How I'm inclined to interpret Fifty Percent Grey is as less as a commentary on human notions of morality than on the television's role as an authoritative voice. It is a horror short in which the chattering cyclops emerges as our villain, albeit in a somewhat different manner to the child-abducting television set in Poltergeist. The afterlife (in all three of its purported dimensions) is infused with a troubling corporate coldness; it appears that God/the Devil/Charon/whoever cannot be bothered to greet any of its denizens in person and instead leaves a pre-recorded video message to do the heavy-lifting. The television is the closest thing Cray has to a companion (mimicking how the television might function as a substitute for social interaction in real life), and his sole means of making sense of the world around him - the joke being that the world around him never changes, but the narrative the television is feeding him does. Horror and humor alike arise from the discrepancy between what is promised (or threatened) on the TV screen and what you actually get, with Heaven, Purgatory and Hell all constituting the same experience as it is continuously repackaged and resold. One of the sharpest gags, with regards to Cray's so-called Heavenly encounter, is that the closing statement actually sounds more ominous than inspiriting, the alleged perk being in the opportunity to, "Sit back and unwind as you contemplate the mysteries of the universe," followed by the baleful reminder that, "You have all the time in the world!" What is immediately chilling about this afterlife is the total indifference of whatever higher powers are pulling the strings - and, to my mind, the horrifying stasis with which Cray is faced is a reflection squarely of this and not anything that he might have done in life. Even the Heavenly images that accompany the original message have a distinctly lackadaisical quality, a banality that's reminiscent of the kinds of still images that once populated old Windows screensavers. It offers a paradoxical glimpse into a vision of a promised land that is blatantly not there and yet one that effectively mirrors the unbearable vacuousness of the space Cray already occupies.

As the short progresses, the television becomes less of a proxy for these indifferent higher forces than an oppressor in and of itself. There is a visual clue hinting toward this early on, when Cray walks away from the television set, and we see an eerie shot of with TV in the foreground, appearing to dwarf the wandering man. It gives the impression of dominance on the part of the television, that it "knows" something that he does not. The TV's non-benignity is reinforced through its persistent presence yet shifting appearance, as if different layers are being stripped away to reveal the corporate malevolence lurking underneath - Robinson incorporates a witty sight gag in which the televisual technology is downgraded the lower Cray descends in his metaphysical journey.
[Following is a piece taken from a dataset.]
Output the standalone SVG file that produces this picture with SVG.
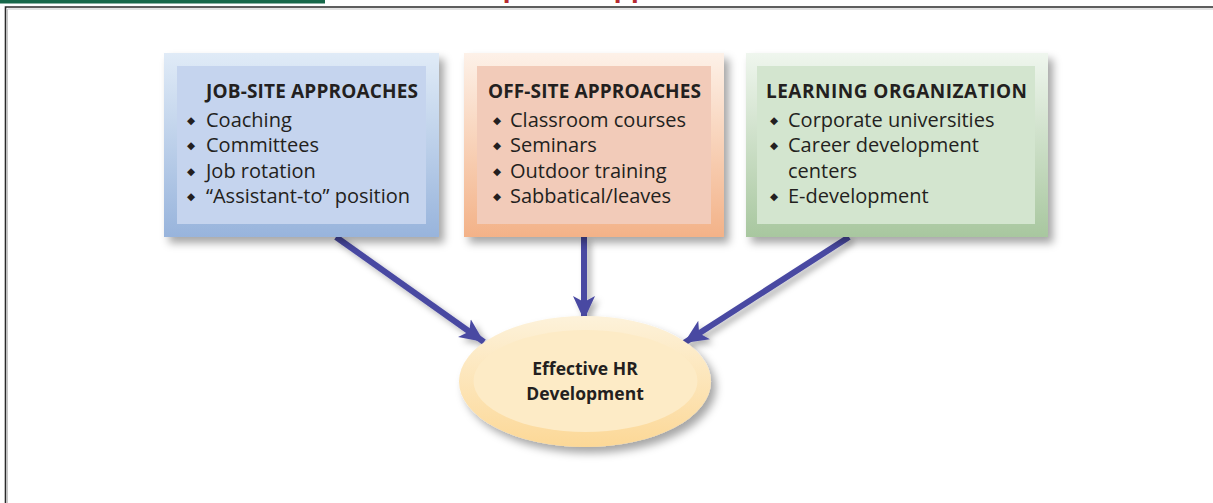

I'm not sure, but I think he may even have a laserdisc player in "Heaven", while in "Hell" he gets a clunky-looking model of VHS machine. I am, unsurprisingly, won over by the latter's retro charm - I would say that, of the three options on offer, it would be better to be in Hell, if you at least get to gape at truly vintage home video technology. That's just me, though.
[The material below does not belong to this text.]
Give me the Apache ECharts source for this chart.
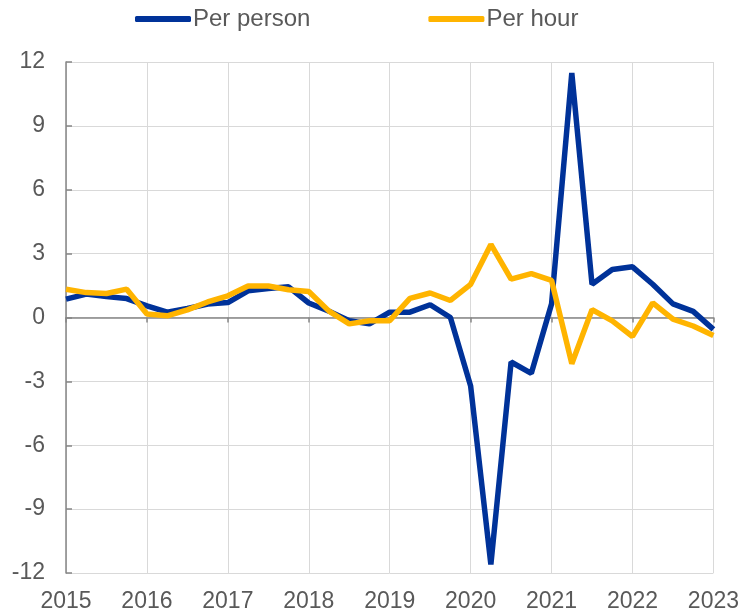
<!DOCTYPE html>
<html>
<head>
<meta charset="utf-8">
<style>
    html, body { margin: 0; padding: 0; background: #fff; }
    #main { width: 742px; height: 614px; }
</style>
<script src="https://cdn.jsdelivr.net/npm/echarts@6/dist/echarts.min.js"></script>
</head>
<body>
<div id="main"></div>
<script>
    // 季度
    var quarters = [
        '2015Q1', '2015Q2', '2015Q3', '2015Q4',
        '2016Q1', '2016Q2', '2016Q3', '2016Q4',
        '2017Q1', '2017Q2', '2017Q3', '2017Q4',
        '2018Q1', '2018Q2', '2018Q3', '2018Q4',
        '2019Q1', '2019Q2', '2019Q3', '2019Q4',
        '2020Q1', '2020Q2', '2020Q3', '2020Q4',
        '2021Q1', '2021Q2', '2021Q3', '2021Q4',
        '2022Q1', '2022Q2', '2022Q3', '2022Q4',
        '2023Q1'
    ];
    var perPerson = [
        0.86, 1.1, 0.98, 0.89,
        0.55, 0.25, 0.42, 0.63,
        0.7, 1.25, 1.36, 1.44,
        0.68, 0.3, -0.15, -0.3,
        0.25, 0.25, 0.6, 0.0,
        -3.22, -11.6, -2.09, -2.62,
        0.64, 11.48, 1.56, 2.25,
        2.38, 1.56, 0.64, 0.29,
        -0.56
    ];
    var perHour = [
        1.33, 1.17, 1.13, 1.33,
        0.16, 0.08, 0.36, 0.73,
        1.02, 1.48, 1.48, 1.3,
        1.22, 0.3, -0.3, -0.15,
        -0.15, 0.9, 1.15, 0.8,
        1.56, 3.43, 1.8, 2.06,
        1.74, -2.17, 0.37, -0.16,
        -0.89, 0.69, -0.08, -0.4,
        -0.84
    ];
    var seriesNames = ['Per person', 'Per hour'];
    var colors = ['#003299', '#ffb400'];

    var font = 'Liberation Sans, Arial, sans-serif';
    var textColor = '#595959';

    var opt = {
        animation: false,
        color: colors,
        legend: {
            left: 135,
            top: 7,
            padding: 0,
            itemGap: 118,
            itemWidth: 56,
            itemHeight: 6,
            icon: 'roundRect',
            textStyle: { color: textColor, fontSize: 24, fontFamily: font, padding: [0, 0, 0, -3] },
            data: seriesNames
        },
        grid: { left: 66, right: 28, top: 62, bottom: 41 },
        xAxis: [{
            type: 'category',
            data: quarters,
            boundaryGap: false,
            position: 'bottom',
            axisLine: { show: false, onZero: false },
            axisTick: { show: false },
            axisLabel: {
                interval: 3,
                margin: 17,
                color: textColor,
                fontSize: 23,
                fontFamily: font,
                formatter: function (v) { return v.slice(0, 4); }
            },
            splitLine: { show: true, interval: 3, lineStyle: { color: '#d9d9d9', width: 1 } }
        }, {
            type: 'category',
            data: quarters,
            boundaryGap: false,
            position: 'bottom',
            axisLine: { show: true, onZero: true, lineStyle: { color: '#868686', width: 1.5 } },
            axisTick: { show: true, interval: 3, length: 5, lineStyle: { color: '#868686', width: 1.5 } },
            axisLabel: { show: false },
            splitLine: { show: false }
        }],
        yAxis: {
            type: 'value',
            min: -12,
            max: 12,
            interval: 3,
            axisLine: { show: true, lineStyle: { color: '#868686', width: 1.5 } },
            axisTick: { show: true, inside: true, length: 6, lineStyle: { color: '#868686', width: 1.5 } },
            axisLabel: { margin: 21, color: textColor, fontSize: 23, fontFamily: font },
            splitLine: { show: true, lineStyle: { color: '#d9d9d9', width: 1 } }
        },
        series: [{
            name: seriesNames[0],
            type: 'line',
            data: perPerson,
            showSymbol: false,
            symbol: 'none',
            lineStyle: { width: 5.5, color: colors[0] },
            z: 3
        }, {
            name: seriesNames[1],
            type: 'line',
            data: perHour,
            showSymbol: false,
            symbol: 'none',
            lineStyle: { width: 5.5, color: colors[1] },
            z: 4
        }]
    };

    var myChart = echarts.init(document.getElementById('main'), null, { renderer: 'canvas' });
    myChart.setOption(opt);
</script>
</body>
</html>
Fifty Percent Grey was released in the same year as Richard Linklater's feature animation Waking Life, and in some respects represents a more brutally comical variation on the same basic formula, where the (potentially deceased) protagonist repeatedly fails to find their way out of an increasingly oppressive otherworldly state of being. In both films, the protagonist intermittently turns to a television set for guidance, the television representing a window through which to view and process the grander scheme. In Waking Life, the punchline to one of these sequences is supplied by an advertising jingle that breezily proclaims, "Now I'm free to see the world!"; this alludes, jokingly, to the liberation that both the television and Wiley's possible disconnect from the corporeal world should theoretically provide, all while he remains incongruously in his sedentary position as a passive observer (at the time, Wiley is engaged in channel surfing, an act that implies the intersection of creativity and passivity). In Fifty Percent Grey, I've no doubt that the central gag lies in the tension between the television's dual function as a mode of escapism and and a means of numbing spectators into accepting the status quo they are looking to transcend. Cray engages in warfare with the television as it attempts to exert control over his perception, striking back with a vengeance at his every effort to duck out of the narrative it projects onto the void and instructs him to consume, its rhetoric becoming more aggressively damning (quite literally) with each round. Cray might have the right idea at the end, in resolving to shoot the television and silence his opponent before it can complete its final condemnation, but it registers as rather a hollow victory. After all, it's not like he has anything else to stare at out there, except into that infinite grey abyss.

1 comment:

  1. I think part of the irony of the short film is that it also finds a way to poke fun of the way some people talk about the 'cessation of existence' theory' in glowing terms as there being 'nothing' after you die.

    Well of course there being nothing isn't that bad if you're not conscious anymore. A forever of nothingness where you are fully conscious is just torturous!

    I guess that permeates into the ironic cruelness of heaven, hell and purgatory being the same.